Extract every line that contains the string "React".
========
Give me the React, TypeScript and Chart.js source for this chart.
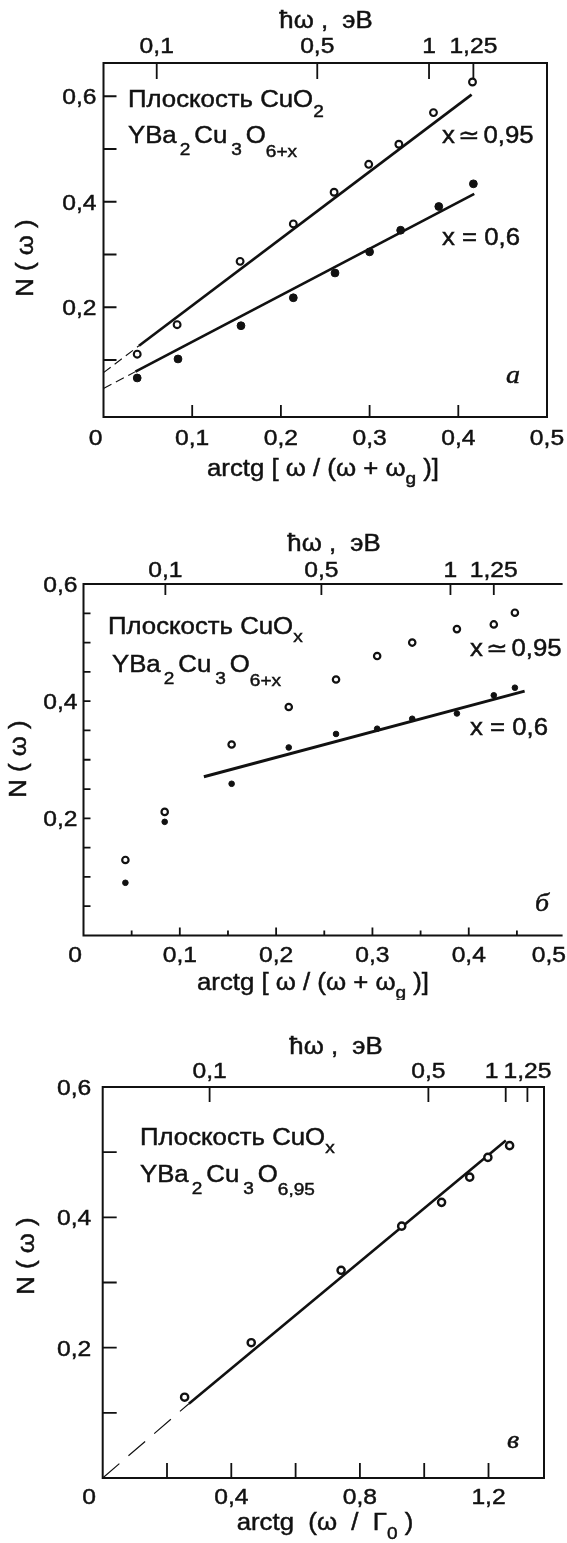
import React, { useEffect, useRef } from "react";
import { Chart, registerables } from "chart.js";

Chart.register(...registerables);

const W = 567;
const INK = "#111";

// ---------------- Panel a: CuO2 plane ----------------
const aX095 = [0.038, 0.083, 0.154, 0.214, 0.26, 0.299, 0.333, 0.372, 0.416];
const aN095 = [0.111, 0.167, 0.287, 0.358, 0.418, 0.471, 0.509, 0.569, 0.627];
const aX06 = [0.038, 0.084, 0.155, 0.214, 0.261, 0.3, 0.335, 0.378, 0.417];
const aN06 = [0.066, 0.102, 0.165, 0.218, 0.265, 0.305, 0.346, 0.391, 0.434];
const aFit095X = [0.04, 0.415];
const aFit095Y = [0.127, 0.603];
const aExt095X = [0, 0.04];
const aExt095Y = [0.076, 0.127];
const aFit06X = [0.036, 0.418];
const aFit06Y = [0.078, 0.415];
const aExt06X = [0, 0.036];
const aExt06Y = [0.046, 0.078];
const aYTicks = [0.1, 0.2, 0.3, 0.4, 0.5, 0.6];
const aYLabels = [0.2, 0.4, 0.6];
const aXTicks = [0.1, 0.2, 0.3, 0.4];
const aXLabels = [0, 0.1, 0.2, 0.3, 0.4, 0.5];
const aTopPos = [0.06, 0.241, 0.367, 0.417];
const aTopText = ["0,1", "0,5", "1", "1,25"];

// ---------------- Panel б: CuOx chains ----------------
const bX = [0.0435, 0.0843, 0.1538, 0.2131, 0.2622, 0.3049, 0.3413, 0.3877, 0.426, 0.4479];
const bN095 = [0.129, 0.211, 0.326, 0.39, 0.437, 0.477, 0.5, 0.523, 0.531, 0.551];
const bN06 = [0.09, 0.194, 0.259, 0.321, 0.344, 0.353, 0.37, 0.379, 0.41, 0.423];
const bFitX = [0.125, 0.458];
const bFitY = [0.271, 0.417];
const bYTicks = [0.05, 0.1, 0.15, 0.2, 0.25, 0.3, 0.35, 0.4, 0.45, 0.5, 0.55];
const bYLabels = [0.2, 0.4, 0.6];
const bXTicks = [0.05, 0.1, 0.15, 0.2, 0.25, 0.3, 0.35, 0.4, 0.45];
const bXLabels = [0, 0.1, 0.2, 0.3, 0.4, 0.5];
const bTopPos = [0.085, 0.247, 0.381, 0.426];
const bTopText = ["0,1", "0,5", "1", "1,25"];

// ---------------- Panel в: CuOx, YBa2Cu3O6.95 ----------------
const cX = [0.2548, 0.462, 0.7415, 0.93, 1.054, 1.1415, 1.198, 1.2656];
const cN = [0.124, 0.2076, 0.3187, 0.3865, 0.423, 0.4617, 0.492, 0.51];
const cFitX = [0.268, 1.254];
const cFitY = [0.114, 0.518];
const cExtX = [0, 0.268];
const cExtY = [0, 0.114];
const cYTicks = [0.1, 0.2, 0.3, 0.4, 0.5];
const cYLabels = [0.2, 0.4, 0.6];
const cXTicks = [0.2, 0.4, 0.6, 0.8, 1.0, 1.2];
const cXLabels = [0, 0.4, 0.8, 1.2];
const cTopPos = [0.3325, 1.013, 1.2535, 1.321];
const cTopText = ["0,1", "0,5", "1", "1,25"];

// ---------------- drawing helpers ----------------
const FONT = "'Liberation Sans', 'DejaVu Sans', sans-serif";
const SERIF = "'Liberation Serif', 'DejaVu Serif', serif";
const SX = 1.12;
const TICK = 22;
const TXT = 23;

type Run = { t: string; sub?: boolean; padL?: number; drop?: number; size?: number };

function drawRuns(ctx: CanvasRenderingContext2D, runs: Run[], x: number, y: number, size: number, align = "left", family = FONT, style = "") {
  const subSize = Math.round(size * 0.74);
  let total = 0;
  const widths = runs.map((r) => {
    const s = r.size || (r.sub ? subSize : size);
    ctx.font = `${style}${s}px ${family}`;
    const w = ctx.measureText(r.t).width * SX + (r.padL || 0);
    total += w;
    return w;
  });
  let cx = align === "left" ? x : align === "center" ? x - total / 2 : x - total;
  runs.forEach((r, i) => {
    const s = r.size || (r.sub ? subSize : size);
    ctx.font = `${style}${s}px ${family}`;
    ctx.save();
    ctx.translate(cx + (r.padL || 0), y + (r.sub ? (r.drop ?? 12) : 0));
    ctx.scale(SX, 1);
    ctx.textAlign = "left";
    ctx.textBaseline = "alphabetic";
    ctx.fillText(r.t, 0, 0);
    ctx.lineWidth = 0.45;
    ctx.strokeText(r.t, 0, 0);
    ctx.restore();
    cx += widths[i];
  });
  return total;
}

function textWidth(ctx: CanvasRenderingContext2D, s: string, size: number) {
  ctx.font = `${size}px ${FONT}`;
  return ctx.measureText(s).width * SX;
}

const fmt = (v: number) => (v === 0 ? "0" : v.toFixed(1).replace(".", ","));
const pts = (xs: number[], ys: number[]) => xs.map((x, i) => ({ x, y: ys[i] }));

function openSet(xs: number[], ys: number[], r: number, bw: number) {
  return {
    data: pts(xs, ys), showLine: false, pointRadius: r, pointHoverRadius: r,
    pointBackgroundColor: "#fff", pointBorderColor: INK, pointBorderWidth: bw, clip: false, order: 0,
  };
}
function filledSet(xs: number[], ys: number[], r: number) {
  return {
    data: pts(xs, ys), showLine: false, pointRadius: r, pointHoverRadius: r,
    pointBackgroundColor: INK, pointBorderColor: INK, pointBorderWidth: 1, clip: false, order: 0,
  };
}
function lineSet(xs: number[], ys: number[], w: number, dash: number[] = []) {
  return {
    data: pts(xs, ys), showLine: true, borderColor: INK, borderWidth: w, borderDash: dash,
    pointRadius: 0, pointHoverRadius: 0, fill: false, tension: 0, clip: false, order: 1,
  };
}

type Spec = {
  top: number; height: number;
  pad: { left: number; right: number; top: number; bottom: number };
  xMin: number; xMax: number; yMin: number; yMax: number;
  datasets: any[];
  yTicks: number[]; yTickLen: number; yLabels: number[]; yLabelGap: number;
  xTicks: number[]; xTickLen: (v: number) => number; xLabels: number[]; xLabelOff: number; zeroDx: number;
  topPos: number[]; topText: string[]; topLen: number; topLabelOff: number;
  rightBorder: boolean;
  extra: (ctx: CanvasRenderingContext2D) => void;
};

function makePlugin(spec: Spec) {
  return {
    id: "deco",
    afterDraw(chart: any) {
      const ctx: CanvasRenderingContext2D = chart.ctx;
      const a = chart.chartArea;
      const xs = chart.scales.x;
      const ys = chart.scales.y;
      ctx.save();
      ctx.strokeStyle = INK;
      ctx.fillStyle = INK;
      ctx.lineJoin = "miter";
      ctx.lineCap = "square";
      ctx.lineWidth = 2;
      ctx.beginPath();
      ctx.moveTo(a.right, a.top);
      ctx.lineTo(a.left, a.top);
      ctx.lineTo(a.left, a.bottom);
      ctx.lineTo(a.right, a.bottom);
      if (spec.rightBorder) ctx.lineTo(a.right, a.top);
      ctx.stroke();

      ctx.lineCap = "butt";
      ctx.lineWidth = 1.8;
      ctx.beginPath();
      spec.yTicks.forEach((v) => {
        const p = ys.getPixelForValue(v);
        ctx.moveTo(a.left, p);
        ctx.lineTo(a.left + spec.yTickLen, p);
      });
      spec.xTicks.forEach((v) => {
        const p = xs.getPixelForValue(v);
        ctx.moveTo(p, a.bottom);
        ctx.lineTo(p, a.bottom - spec.xTickLen(v));
      });
      spec.topPos.forEach((v) => {
        const p = xs.getPixelForValue(v);
        ctx.moveTo(p, a.top);
        ctx.lineTo(p, a.top + spec.topLen);
      });
      ctx.stroke();

      // y labels
      spec.yLabels.forEach((v) => {
        const p = ys.getPixelForValue(v);
        drawRuns(ctx, [{ t: fmt(v) }], a.left - spec.yLabelGap, p + TICK * 0.36, TICK, "right");
      });
      // x labels (kept inside the canvas)
      const cw = chart.width;
      spec.xLabels.forEach((v) => {
        let p = v === 0 ? a.left + spec.zeroDx : xs.getPixelForValue(v);
        const w = textWidth(ctx, fmt(v), TICK);
        if (p + w / 2 > cw - 1) p = cw - 1 - w / 2;
        drawRuns(ctx, [{ t: fmt(v) }], p, a.bottom + spec.xLabelOff, TICK, "center");
      });
      // top labels: kept inside the canvas and apart from each other (right to left)
      let limit = cw - 1;
      for (let i = spec.topPos.length - 1; i >= 0; i--) {
        let p = xs.getPixelForValue(spec.topPos[i]);
        const w = textWidth(ctx, spec.topText[i], TICK);
        if (p + w / 2 > limit) p = limit - w / 2;
        drawRuns(ctx, [{ t: spec.topText[i] }], p, a.top - spec.topLabelOff, TICK, "center");
        limit = p - w / 2 - 5;
      }
      spec.extra(ctx);
      ctx.restore();
    },
  };
}

function yTitle(ctx: CanvasRenderingContext2D, cx: number, cy: number) {
  ctx.save();
  ctx.translate(cx, cy);
  ctx.rotate(-Math.PI / 2);
  drawRuns(ctx, [{ t: "N ( ω )" }], 0, TXT * 0.36, TXT, "center");
  ctx.restore();
}

const topTitle: Run[] = [{ t: "ħω ,  эВ" }];
const xTitleG: Run[] = [{ t: "arctg [ ω / (ω + ω" }, { t: "g", sub: true, drop: 8, size: 17 }, { t: " )]" }];
const xTitleG0: Run[] = [{ t: "arctg  (ω  /  Γ" }, { t: "0", sub: true, drop: 9, size: 17 }, { t: " )" }];
const approx095: Run[] = [{ t: "x" }, { t: "≃", padL: 3 }, { t: "0,95", padL: 4 }];
const eq06: Run[] = [{ t: "x = 0,6" }];
const formula6x: Run[] = [
  { t: "YBa" }, { t: "2", sub: true, padL: 3 }, { t: "Cu", padL: 4 }, { t: "3", sub: true, padL: 4 },
  { t: "O", padL: 4 }, { t: "6+x", sub: true, drop: 14 },
];
const formula695: Run[] = [
  { t: "YBa" }, { t: "2", sub: true, padL: 3 }, { t: "Cu", padL: 4 }, { t: "3", sub: true, padL: 4 },
  { t: "O", padL: 4 }, { t: "6,95", sub: true, drop: 13 },
];

const specA: Spec = {
  top: 0, height: 495,
  pad: { left: 103.5, right: 20, top: 63, bottom: 78 },
  xMin: 0, xMax: 0.5, yMin: -0.008, yMax: 0.663,
  datasets: [
    lineSet(aFit095X, aFit095Y, 2.7),
    lineSet(aExt095X, aExt095Y, 1.1, [9, 5]),
    lineSet(aFit06X, aFit06Y, 2.7),
    lineSet(aExt06X, aExt06Y, 1.1, [9, 5]),
    openSet(aX095, aN095, 3.4, 2.1),
    filledSet(aX06, aN06, 3.9),
  ],
  yTicks: aYTicks, yTickLen: 13, yLabels: aYLabels, yLabelGap: 7,
  xTicks: aXTicks, xTickLen: () => 12, xLabels: aXLabels, xLabelOff: 28, zeroDx: -8,
  topPos: aTopPos, topText: aTopText, topLen: 16, topLabelOff: 10,
  rightBorder: true,
  extra: (ctx) => {
    drawRuns(ctx, topTitle, 326, 28, TXT, "center");
    drawRuns(ctx, xTitleG, 323, 476, TXT, "center");
    yTitle(ctx, 25, 258);
    drawRuns(ctx, [{ t: "Плоскость CuO" }, { t: "2", sub: true, drop: 10 }], 128, 107, TXT);
    drawRuns(ctx, formula6x, 128, 143, TXT);
    drawRuns(ctx, approx095, 442, 143, TXT);
    drawRuns(ctx, eq06, 442, 245, TXT);
    drawRuns(ctx, [{ t: "a" }], 506, 383, 25, "left", SERIF, "italic ");
  },
};

const specB: Spec = {
  top: 495, height: 505,
  pad: { left: 83.5, right: 0, top: 89, bottom: 64.5 },
  xMin: 0, xMax: 0.4964, yMin: 0, yMax: 0.6,
  datasets: [
    lineSet(bFitX, bFitY, 2.9),
    openSet(bX, bN095, 3.2, 2.2),
    filledSet(bX, bN06, 2.8),
  ],
  yTicks: bYTicks, yTickLen: 7, yLabels: bYLabels, yLabelGap: 6,
  xTicks: bXTicks, xTickLen: (v) => (Math.abs(v * 10 - Math.round(v * 10)) < 1e-6 ? 8 : 5),
  xLabels: bXLabels, xLabelOff: 26, zeroDx: -8.5,
  topPos: bTopPos, topText: bTopText, topLen: 11, topLabelOff: 7.5,
  rightBorder: false,
  extra: (ctx) => {
    drawRuns(ctx, topTitle, 334, 56, TXT, "center");
    drawRuns(ctx, xTitleG, 313, 495, TXT, "center");
    yTitle(ctx, 18, 264);
    drawRuns(ctx, [{ t: "Плоскость CuO" }, { t: "x", sub: true, drop: 8 }], 108, 139, TXT);
    drawRuns(ctx, formula6x, 112, 177, TXT);
    drawRuns(ctx, approx095, 470, 161, TXT);
    drawRuns(ctx, eq06, 470, 240, TXT);
    drawRuns(ctx, [{ t: "б" }], 535, 416, 25, "left", SERIF, "italic ");
  },
};

const specC: Spec = {
  top: 1000, height: 543,
  pad: { left: 102.7, right: 23, top: 87, bottom: 65 },
  xMin: 0, xMax: 1.3726, yMin: 0, yMax: 0.6,
  datasets: [
    lineSet(cFitX, cFitY, 2.6),
    lineSet(cExtX, cExtY, 1.2, [22, 12]),
    openSet(cX, cN, 3.6, 2.4),
  ],
  yTicks: cYTicks, yTickLen: 14, yLabels: cYLabels, yLabelGap: 11.5,
  xTicks: cXTicks, xTickLen: () => 15, xLabels: cXLabels, xLabelOff: 26, zeroDx: -13.5,
  topPos: cTopPos, topText: cTopText, topLen: 15, topLabelOff: 9.5,
  rightBorder: true,
  extra: (ctx) => {
    drawRuns(ctx, topTitle, 336, 54, TXT, "center");
    drawRuns(ctx, xTitleG0, 325, 530, TXT, "center");
    yTitle(ctx, 26, 256);
    drawRuns(ctx, [{ t: "Плоскость CuO" }, { t: "x", sub: true, drop: 8 }], 140, 145, TXT);
    drawRuns(ctx, formula695, 140, 182, TXT);
    drawRuns(ctx, [{ t: "в" }], 507, 448, 25, "left", SERIF, "italic ");
  },
};

function Panel({ spec }: { spec: Spec }) {
  const ref = useRef<HTMLCanvasElement>(null);
  useEffect(() => {
    const canvas = ref.current!;
    const chart = new Chart(canvas, {
      type: "scatter",
      data: { datasets: spec.datasets },
      options: {
        responsive: false,
        animation: false,
        devicePixelRatio: 1,
        events: [],
        layout: { padding: spec.pad },
        plugins: { legend: { display: false }, tooltip: { enabled: false }, title: { display: false } },
        scales: {
          x: { type: "linear", min: spec.xMin, max: spec.xMax, display: false },
          y: { type: "linear", min: spec.yMin, max: spec.yMax, display: false },
        },
      },
      plugins: [makePlugin(spec)],
    } as any);
    return () => chart.destroy();
  }, []);
  return (
    <canvas
      ref={ref}
      width={W}
      height={spec.height}
      style={{ position: "absolute", left: 0, top: spec.top, width: W, height: spec.height }}
    />
  );
}

export default function App() {
  return (
    <div style={{ position: "absolute", left: 0, top: 0, width: W, height: 1543, overflow: "hidden", background: "#fff" }}>
      <Panel spec={specA} />
      <Panel spec={specB} />
      <Panel spec={specC} />
    </div>
  );
}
========
**TASK SOLUTION:**
Give me the React, TypeScript and Chart.js source for this chart.
import React, { useEffect, useRef } from "react";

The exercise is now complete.